We examine when gravitationally collapsing clouds terminate their isothermal evolution. According to our previous work, the condition with which isothermality is broken down is classified into three cases, i.e., when (1) the compressional heating rate overtakes the thermal cooling rate, (2) the optical depth for thermal radiation reaches unity, or (3) the compressional heating rate becomes comparable with the energy transport rate because of radiative diffusion. In the present paper this classification is extended to more general values of the initial cloud temperature T_init and opacity κ, and we determine the critical densities with which these conditions are satisfied. For plausible values of T_init and κ, we find that the isothermal evolution ceases when case 1 or 3 is satisfied, and case 2 has no significance. We emphasize that the condition of "τ≈1" never terminates isothermality, but nonisothermal evolutions begin either earlier or later depending on the initial temperature and opacity. This result contrasts with the conventional idea that opaqueness breaks isothermality. On the basis of the critical density discussed above, the minimum Jeans mass for fragmentation, M_F, is reconsidered.
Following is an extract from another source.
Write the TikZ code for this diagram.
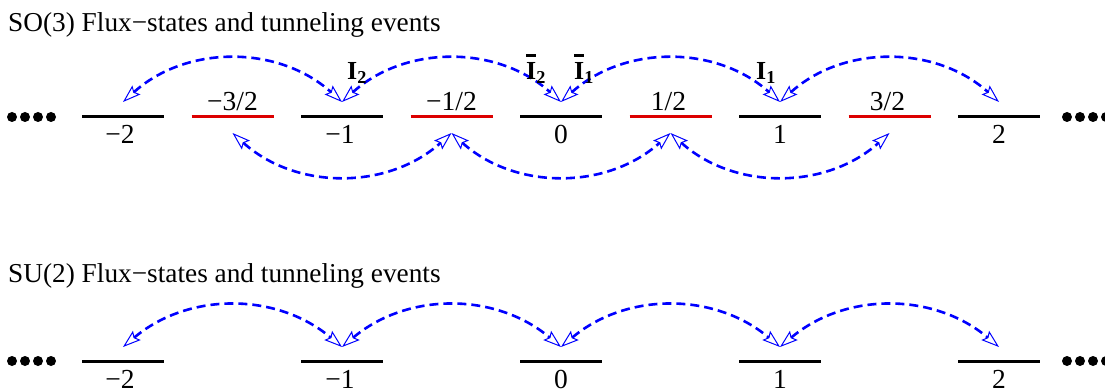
\documentclass[tikz,border=0pt]{standalone}
\usepackage{fontspec}
\setmainfont{Liberation Serif}
\usetikzlibrary{arrows.meta}
\definecolor{lvred}{RGB}{220,0,0}
\newcommand{\barI}{\leavevmode\rlap{\raisebox{23pt}{\rule{10pt}{2.8pt}}}I}
\begin{document}
\begin{tikzpicture}[x=1pt,y=-1pt,
  level/.style={line width=3pt,black},
  halflevel/.style={line width=3pt,lvred},
  tunnel/.style={blue,line width=2.6pt,dash pattern=on 9pt off 5pt,
    {Stealth[open,inset=3pt,length=18pt,width=12pt,line width=1pt]}-{Stealth[open,inset=3pt,length=18pt,width=12pt,line width=1pt]}},
  lab/.style={font=\fontsize{27.5}{29}\selectfont,inner sep=0pt},
  ilab/.style={font=\fontsize{26}{28}\selectfont\bfseries,inner sep=0pt,anchor=base},
  title/.style={font=\fontsize{27.3}{29}\selectfont,inner sep=0pt,anchor=base west},
  dot/.style={black}]
\useasboundingbox (0,0) rectangle (1105,390);
% titles
\node[title] (t1) at (8,32) {SO(3) Flux−states and tunneling events};
\node[title] (t2) at (8,282) {SU(2) Flux−states and tunneling events};
% ---------- row 1 ----------
\foreach \n/\x in {M2/123,M1/342,Z/561,P1/780,P2/999}{
  \coordinate (a\n) at (\x,117);
  \coordinate (au\n) at (\x,102);
  \draw[level] ([xshift=-41pt]a\n) -- ([xshift=41pt]a\n);
}
\foreach \n/\x in {M3/232.5,M1h/451.5,P1h/670.5,P3/889.5}{
  \coordinate (a\n) at (\x,117);
  \coordinate (ad\n) at (\x,133);
  \draw[halflevel] ([xshift=-41pt]a\n) -- ([xshift=41pt]a\n);
}
\node[lab] (la1) at (120,134) {−2};
\node[lab] (la2) at (340,134) {−1};
\node[lab] (la3) at (561,134) {0};
\node[lab] (la4) at (780,134) {1};
\node[lab] (la5) at (999,134) {2};
\node[lab] (lh1) at (232.5,102) {−3/2};
\node[lab] (lh2) at (451.5,102) {−1/2};
\node[lab] (lh3) at (668.5,102) {1/2};
\node[lab] (lh4) at (887.5,102) {3/2};
\draw[tunnel] (auM2) to[bend left=42] (auM1);
\draw[tunnel] (auM1) to[bend left=42] (auZ);
\draw[tunnel] (auZ) to[bend left=42] (auP1);
\draw[tunnel] (auP1) to[bend left=42] (auP2);
\draw[tunnel] (adM3) to[bend right=42] (adM1h);
\draw[tunnel] (adM1h) to[bend right=42] (adP1h);
\draw[tunnel] (adP1h) to[bend right=42] (adP3);
\node[ilab] (i2) at (357,80) {I\textsubscript{2}};
\node[ilab] (bi2) at (536,80) {\barI\textsubscript{2}};
\node[ilab] (bi1) at (584,80) {\barI\textsubscript{1}};
\node[ilab] (i1) at (766,80) {I\textsubscript{1}};
\foreach \x in {12,25,38,51,1067,1080,1093,1106}{\fill[dot] (\x,117) circle (5pt);}
% ---------- row 2 ----------
\foreach \n/\x in {M2/123,M1/342,Z/561,P1/780,P2/999}{
  \coordinate (b\n) at (\x,361);
  \coordinate (bu\n) at (\x,347);
  \draw[level] ([xshift=-41pt]b\n) -- ([xshift=41pt]b\n);
}
\node[lab] (lb1) at (120,379) {−2};
\node[lab] (lb2) at (340,379) {−1};
\node[lab] (lb3) at (561,379) {0};
\node[lab] (lb4) at (780,379) {1};
\node[lab] (lb5) at (999,379) {2};
\draw[tunnel] (buM2) to[bend left=40] (buM1);
\draw[tunnel] (buM1) to[bend left=40] (buZ);
\draw[tunnel] (buZ) to[bend left=40] (buP1);
\draw[tunnel] (buP1) to[bend left=40] (buP2);
\foreach \x in {12,25,38,51,1067,1080,1093,1106}{\fill[dot] (\x,361) circle (5pt);}
\end{tikzpicture}
\end{document}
In contrast to the results by previous authors that M_F is insensitive to T_init and κ, we find that M_F can be substantially larger than the typical value of ~10^-2 M_☉ depending on T_init and κ. In particular, M_F increases with decreasing metallicity, M_F∝κ⁻¹, for low-metal clouds. A cloud with κ=10⁻⁴ cm² g^-1 and T_init=10 K yields M_F=3.7 M_☉. Finally, our critical densities would be helpful for hydrodynamic simulations that are intended to simply handle the hardening of the equation of state.